We here at the blog have recently completed a re-read of Hans Schmidt's classic study of the US Occupation of Haiti, 1915-1934. While later studies have added a cultural dimension to American imperialism in the Caribbean republic, and others have centered Haiti and Haitian resistance to the military occupation, Schmidt's monograph remains a go-to study for understanding the conditions that precipitated, endured, and continued for the Black Republic.
This study elucidates why the US was interested in securing financial and economic control of Haiti, inter-imperial rivalry in the Caribbean region, the context of racism and racial ideology, and the lack of development and long-term positive results of the American Occupation. Despite all the rhetoric of Wilson and subsequent US presidents, the military occupation never invested in practical and meaningful democratic or educational reforms. Of course, one reads Schmidt and gets the impression there was a degree of paternal protection of Haiti on the part of the Marine high commissioner, Russell, and attempts to minimize an invasion of US latifundia agricultural enterprises, which never materialized anyway.

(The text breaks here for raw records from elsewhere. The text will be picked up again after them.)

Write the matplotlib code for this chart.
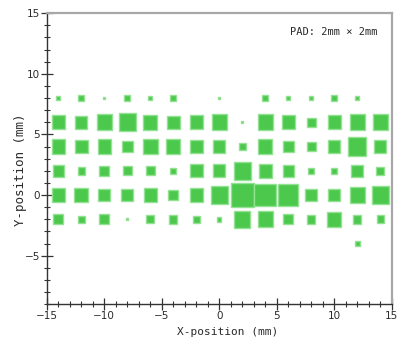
import matplotlib
matplotlib.use("Agg")
import matplotlib.pyplot as plt
from matplotlib.patches import Rectangle
from matplotlib.ticker import MultipleLocator

# Pad grid (mm) and relative signal per pad (1.0 = full 2 mm x 2 mm pad)
x_positions = [-14, -12, -10, -8, -6, -4, -2, 0, 2, 4, 6, 8, 10, 12, 14]
y_positions = [8, 6, 4, 2, 0, -2, -4]

signal_y8 = [0.17, 0.26, 0.07, 0.26, 0.17, 0.26, 0.00, 0.07, 0.00, 0.26, 0.17, 0.17, 0.28, 0.17, 0.00]
signal_y6 = [0.58, 0.53, 0.65, 0.73, 0.62, 0.55, 0.58, 0.65, 0.07, 0.65, 0.58, 0.38, 0.57, 0.65, 0.65]
signal_y4 = [0.58, 0.57, 0.58, 0.48, 0.64, 0.61, 0.55, 0.51, 0.32, 0.62, 0.49, 0.40, 0.53, 0.77, 0.51]
signal_y2 = [0.49, 0.32, 0.43, 0.39, 0.39, 0.26, 0.55, 0.53, 0.75, 0.58, 0.49, 0.26, 0.26, 0.51, 0.35]
signal_y0 = [0.58, 0.61, 0.53, 0.52, 0.58, 0.43, 0.55, 0.73, 1.00, 0.94, 0.87, 0.53, 0.51, 0.65, 0.73]
signal_ym2 = [0.43, 0.29, 0.43, 0.07, 0.33, 0.35, 0.29, 0.19, 0.68, 0.65, 0.43, 0.36, 0.61, 0.36, 0.32]
signal_ym4 = [0.00, 0.00, 0.00, 0.00, 0.00, 0.00, 0.00, 0.00, 0.00, 0.00, 0.00, 0.00, 0.00, 0.20, 0.00]

rows = [signal_y8, signal_y6, signal_y4, signal_y2, signal_y0, signal_ym2, signal_ym4]
pad_size = 2.0  # mm

label_font = ["DejaVu Sans Mono", "DejaVu Sans"]
tick_font = ["Liberation Sans Narrow", "DejaVu Sans"]
text_color = "#2a2a2a"

fig = plt.figure(figsize=(4.03, 3.46), dpi=100)
fig.patch.set_facecolor("white")
ax = fig.add_axes([0.116, 0.121, 0.856, 0.841])

for y, row in zip(y_positions, rows):
    for x, s in zip(x_positions, row):
        if s <= 0:
            continue
        side = s * pad_size
        ax.add_patch(Rectangle((x - side / 2, y - side / 2), side, side,
                               facecolor="#4cc84c", edgecolor="#93e293",
                               linewidth=1.0, zorder=2))

ax.set_xlim(-15, 15)
ax.set_ylim(-9, 15)

ax.xaxis.set_major_locator(MultipleLocator(5))
ax.xaxis.set_minor_locator(MultipleLocator(1))
ax.yaxis.set_major_locator(MultipleLocator(5))
ax.yaxis.set_minor_locator(MultipleLocator(1))

ax.tick_params(which="major", direction="inout", length=8, width=0.9,
               color="#333333", labelcolor=text_color, labelsize=7.5, pad=1)
ax.tick_params(which="minor", direction="inout", length=4, width=0.8,
               color="#333333")
ax.tick_params(top=False, right=False, which="both")
for lbl in ax.get_xticklabels() + ax.get_yticklabels():
    lbl.set_family(tick_font)

for side in ("left", "bottom"):
    ax.spines[side].set_color("#333333")
    ax.spines[side].set_linewidth(1.0)
for side in ("top", "right"):
    ax.spines[side].set_color("#a8a8a8")
    ax.spines[side].set_linewidth(1.6)

ax.set_xlabel("X-position (mm)", family=label_font, fontsize=8, color=text_color)
ax.set_ylabel("Y-position (mm)", family=label_font, fontsize=9, color=text_color)
ax.xaxis.set_label_coords(0.5255, -0.079)
ax.yaxis.set_label_coords(-0.057, 0.461)

ax.text(0.96, 0.935, "PAD: 2mm × 2mm", transform=ax.transAxes,
        ha="right", va="center", family=label_font, fontsize=7.5, color=text_color)

fig.savefig("out.png", dpi=100, facecolor="white")
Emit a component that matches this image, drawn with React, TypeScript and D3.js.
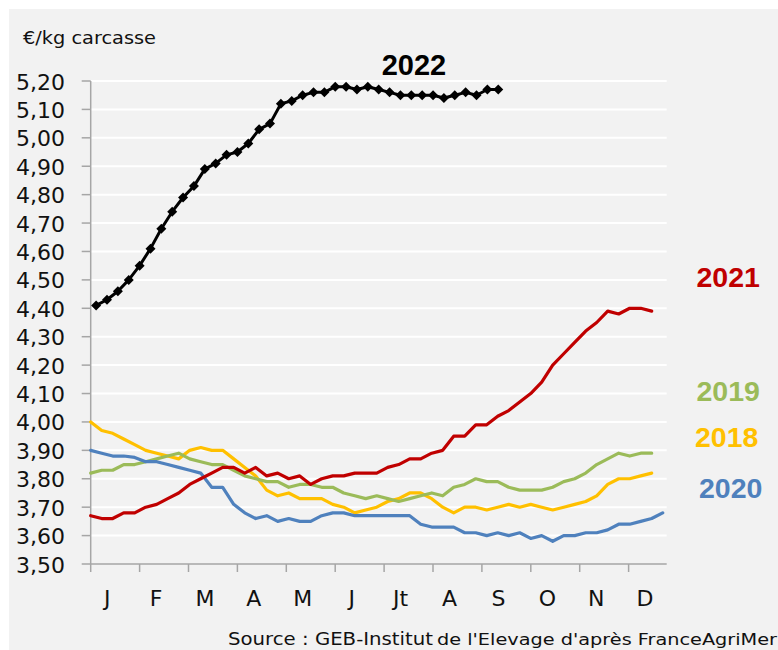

It is interesting to see how Schmidt did not discuss land dispossession and the impact of US companies like HASCO or sisal in the north as having the types of devastating consequences Haitians of the time and afterwards would describe. Although one could not omit the negative impact of corvee-styled forced labor used by the Marines against the Haitian peasantry, nor can one forget the rise of Haitian emigration to the plantations of the Dominican Republic and Cuba during the Occupation. However, we get the impression from Schmidt that the American rulers of Haiti really did want to limit the possible negative impact of US companies in the countryside. We here at the blog will have to return to the question of the Occupation's economic and social impact on the Haitian countryside.